According to a leaked discussion paper, the European Commission is working on scenarios to reintroduce indiscriminate and general retention of traffic, location and internet connection data.
MEP and civil rights activist Patrick Breyer (Pirate Party) sharply criticises the move:
“Reintroducting the blanket collection of everybody’s metadata basically makes us naked in the system. Indiscriminately collecting sensitive information about social contacts (including business contacts), movements and the private lives (e.g. contacts with physicians, lawyers, workers councils, psychologists, helplines, etc.) of millions of citizens that are not suspected of any wrongdoing is a radical measure of mass surveillance. It is scandalous that the EU Commission and EU governments are secretly preparing a new initiative behind closed doors.
Data retention laws have had no measurable effect on the crime rate or the crime clearance rate in any EU country. Requests for communications data are rarely unsuccessful even in the absence of indiscriminate data retention legislation. The clearance rate for cybercrime in Germany, for example, is at 58.6% and above average even without IP data retention. It fell when data retention legislation was first enacted. No other surveillance law encroaches as deeply on our right to privacy as the indiscriminate retention of our contacts, movements and internet connections.

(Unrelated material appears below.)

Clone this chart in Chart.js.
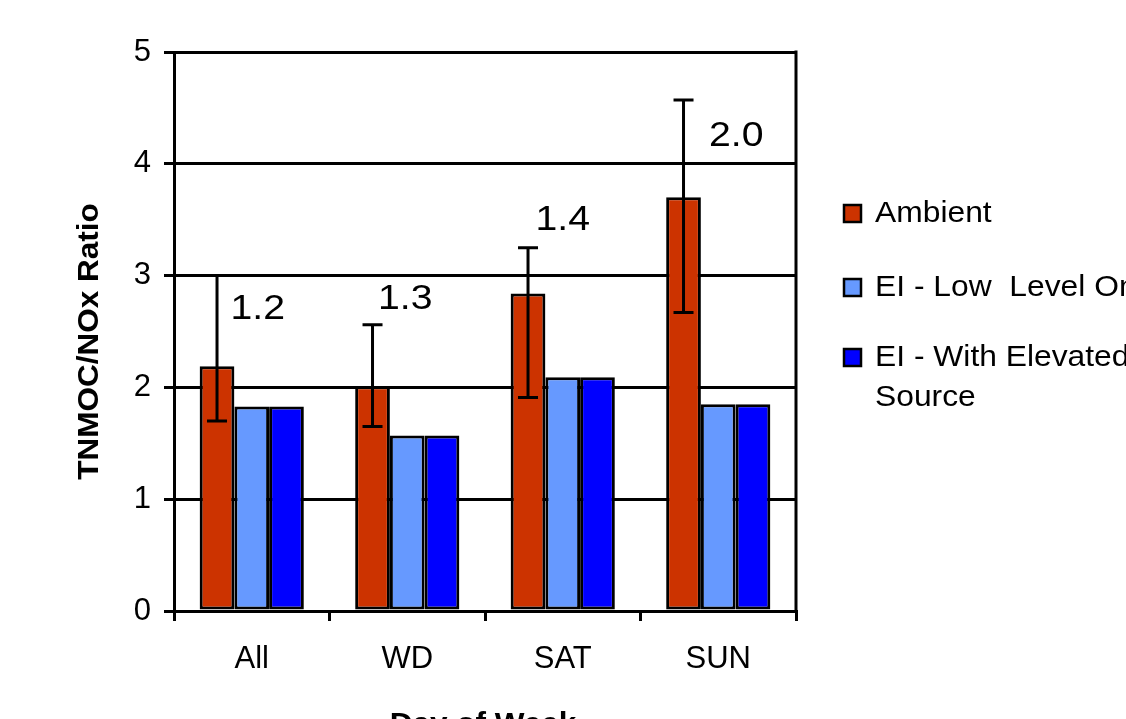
<!DOCTYPE html>
<html lang="en">
<head>
    <meta charset="UTF-8">
    <title>TNMOC/NOx Ratio by Day of Week</title>
    <script src="https://cdn.jsdelivr.net/npm/chart.js"></script>
    <style>
        body {
            margin: 0;
            background-color: #fff;
            overflow: hidden;
        }
        #wrap {
            width: 1126px;
            height: 719px;
        }
    </style>
</head>
<body>
    <div id="wrap"><canvas id="ratioChart" width="1126" height="719"></canvas></div>

    <script>
        // Data
        const days = ['All', 'WD', 'SAT', 'SUN'];
        const ambient = [2.19, 2.01, 2.84, 3.70];
        const ambientHigh = [3.00, 2.56, 3.25, 4.57];
        const ambientLow = [1.70, 1.65, 1.91, 2.67];
        const eiLowLevel = [1.83, 1.57, 2.09, 1.85];
        const eiElevated = [1.83, 1.57, 2.09, 1.85];
        const ratioLabels = ['1.2', '1.3', '1.4', '2.0'];
        const ratioLabelY = [2.70, 2.79, 3.49, 4.25];
        const yTicks = [0, 1, 2, 3, 4, 5];

        const seriesNames = ['Ambient', 'EI - Low  Level Only', 'EI - With Elevated', 'Source'];
        const colors = ['#CC3300', '#6699FF', '#0000FF'];
        const FONT = '"Liberation Sans", Arial, sans-serif';

        // label x offsets from category centre (px)
        const labelDx = [6, -2, 0, 18];

        // text drawn a little wider, like the original
        function wideText(ctx, text, x, y, sx) {
            ctx.save();
            ctx.translate(x, y);
            ctx.scale(sx, 1);
            ctx.fillText(text, 0, 0);
            ctx.restore();
        }

        // error bars, ratio labels, right border, legend and axis titles
        const extras = {
            id: 'extras',
            afterDatasetsDraw(chart) {
                const ctx = chart.ctx;
                const x = chart.scales.x;
                const y = chart.scales.y;
                const area = chart.chartArea;
                const meta = chart.getDatasetMeta(0);

                ctx.save();
                ctx.strokeStyle = '#000';
                ctx.lineWidth = 3;

                // right frame line
                ctx.beginPath();
                ctx.moveTo(area.right, area.top - 1.5);
                ctx.lineTo(area.right, area.bottom);
                ctx.stroke();

                // error bars on Ambient
                meta.data.forEach((bar, i) => {
                    const yh = y.getPixelForValue(ambientHigh[i]);
                    const yl = y.getPixelForValue(ambientLow[i]);
                    ctx.beginPath();
                    ctx.moveTo(bar.x, yh);
                    ctx.lineTo(bar.x, yl);
                    ctx.moveTo(bar.x - 10, yh);
                    ctx.lineTo(bar.x + 10, yh);
                    ctx.moveTo(bar.x - 10, yl);
                    ctx.lineTo(bar.x + 10, yl);
                    ctx.stroke();
                });

                // ratio labels
                ctx.fillStyle = '#000';
                ctx.font = '35px ' + FONT;
                ctx.textAlign = 'center';
                ctx.textBaseline = 'middle';
                ratioLabels.forEach((t, i) => {
                    wideText(ctx, t, x.getPixelForValue(i) + labelDx[i], y.getPixelForValue(ratioLabelY[i]), 1.12);
                });

                // legend
                ctx.font = '30px ' + FONT;
                ctx.textAlign = 'left';
                ctx.lineWidth = 2.5;
                const legendY = [213, 287, 357];
                colors.forEach((c, i) => {
                    ctx.fillStyle = c;
                    ctx.fillRect(844, legendY[i] - 8, 17, 17);
                    ctx.strokeRect(844, legendY[i] - 8, 17, 17);
                    ctx.fillStyle = '#000';
                    wideText(ctx, seriesNames[i], 875, legendY[i] + 1, 1.06);
                });
                wideText(ctx, seriesNames[3], 875, 398, 1.06);

                // axis titles
                ctx.font = 'bold 30px ' + FONT;
                ctx.textAlign = 'center';
                wideText(ctx, 'Day of Week', (area.left + area.right) / 2 - 2, 725, 1.05);
                ctx.translate(90, (area.top + area.bottom) / 2 + 10);
                ctx.rotate(-Math.PI / 2);
                wideText(ctx, 'TNMOC/NOx Ratio', 0, 0, 1.05);
                ctx.restore();
            }
        };

        const barStyle = {
            borderColor: '#000',
            borderWidth: 3,
            borderSkipped: false,
            categoryPercentage: 0.67,
            barPercentage: 1.0
        };

        new Chart(document.getElementById('ratioChart'), {
            type: 'bar',
            data: {
                labels: days,
                datasets: [
                    { label: seriesNames[0], data: ambient, backgroundColor: colors[0], ...barStyle },
                    { label: seriesNames[1], data: eiLowLevel, backgroundColor: colors[1], ...barStyle },
                    { label: seriesNames[2] + ' ' + seriesNames[3], data: eiElevated, backgroundColor: colors[2], ...barStyle }
                ]
            },
            options: {
                responsive: false,
                animation: false,
                layout: {
                    padding: { left: 0, top: 52, right: 330, bottom: 0 }
                },
                plugins: {
                    legend: { display: false },
                    tooltip: { enabled: false }
                },
                scales: {
                    x: {
                        afterFit(scale) { scale.height = 108; },
                        grid: {
                            offset: true,
                            drawOnChartArea: false,
                            drawTicks: true,
                            tickLength: 10,
                            color: '#000',
                            lineWidth: 3
                        },
                        border: { color: '#000', width: 3 },
                        ticks: {
                            color: '#000',
                            font: { family: FONT, size: 31 },
                            padding: 20
                        }
                    },
                    y: {
                        min: 0,
                        max: 5,
                        afterFit(scale) { scale.width = 174; },
                        afterBuildTicks(scale) { scale.ticks = yTicks.map(v => ({ value: v })); },
                        grid: {
                            color: '#000',
                            lineWidth: 3,
                            tickLength: 10
                        },
                        border: { color: '#000', width: 3 },
                        ticks: {
                            color: '#000',
                            font: { family: FONT, size: 31 },
                            padding: 13
                        }
                    }
                }
            },
            plugins: [extras]
        });
    </script>
</body>
</html>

A new EU law on data retention would not only bypass national parliaments, but also national constitutional courts. This threatens to result in yet another case of ‘policy laundering’ at EU level, orchestrated behind closed doors and without EU governments having to take responsibility for it.”
Breyer goes on to explain what the options under consideration would mean:
“1. Only in exceptional situations, such as an imminent terrorist attack, has the European Court of Justice temporarily allowed blanket data retention for reasons of ‘national security’, but following the example of the French ruling on data retention, the EU Commission is threatening to make it the rule. With ‘risks’ existing always and everywhere, data retention could easily be made permanent. This perverts EU jurisprudence protecting our fundamental rights to privacy and freedom of expression.
2. The supposedly ‘targeted data retention’ as envisaged by the EU Commission could affect millions of innocent people, such as tourists, public transport users or even drivers at toll booths. There is likely to be ‘above-average crime’ in every imaginable city. The EU Commission‘s plans to amass information on people in ‘affluent residential areas’, churches, schools, shopping centres and even at protest marches and place them under general suspicion. This would violate religious freedom and the secrecy of confessions as well as freedom of assembly. In parliaments, members of parliament‘s communications would be indiscriminately recorded, in courts, the attorney-client privilege would be violated. I thank the EU bureaucrats for thoroughly antagonising every conceivable social group, right down to sports fans.
3. The proposed ban on anonymous prepaid cards and thus anonymous communications threatens whistleblowers and press informants, political activists and people in need of advice, who often fall silent without the protection of anonymity. Only anonymity prevents the persecution and discrimination of courageous people in need of help and ensures the free exchange of sometimes vital information.
4. A quick freeze procedure to quickly preserve the data of suspects would make sense and is long overdue. It has been blocked by the surveillance fundamentalists who ideologically insist on total data retention.
5. Perhaps the greatest danger at present results from the ECJ’s recent approval of indiscriminate IP data retention, which would allow authorities to retrace the private internet use of any citizen for months and make it possible to identify pseudonyms of people at risk. This could endanger whistleblowers and political activists. Criminals can easily circumvent this total surveillance by using anonymisation services, but ordinary users would be hit hard by a ban on anonymous browsing.
The fact that the EU Commission now also wants to oblige OTT services such as messenger services or video telephony to retain data and identify users goes far beyond even the EU Directive on data retention, which has been annulled for violating fundamental rights, and also goes beyond existing national laws on data retention. This risks capturing every confidential contact in private, business and governments.
If there is one thing we have learned from past totalitarian regimes in Europe, it is that we must never again allow the construction of a surveillance state. Now all concerned groups need to join forces very early to stop the threat of total surveillance and identification in time.”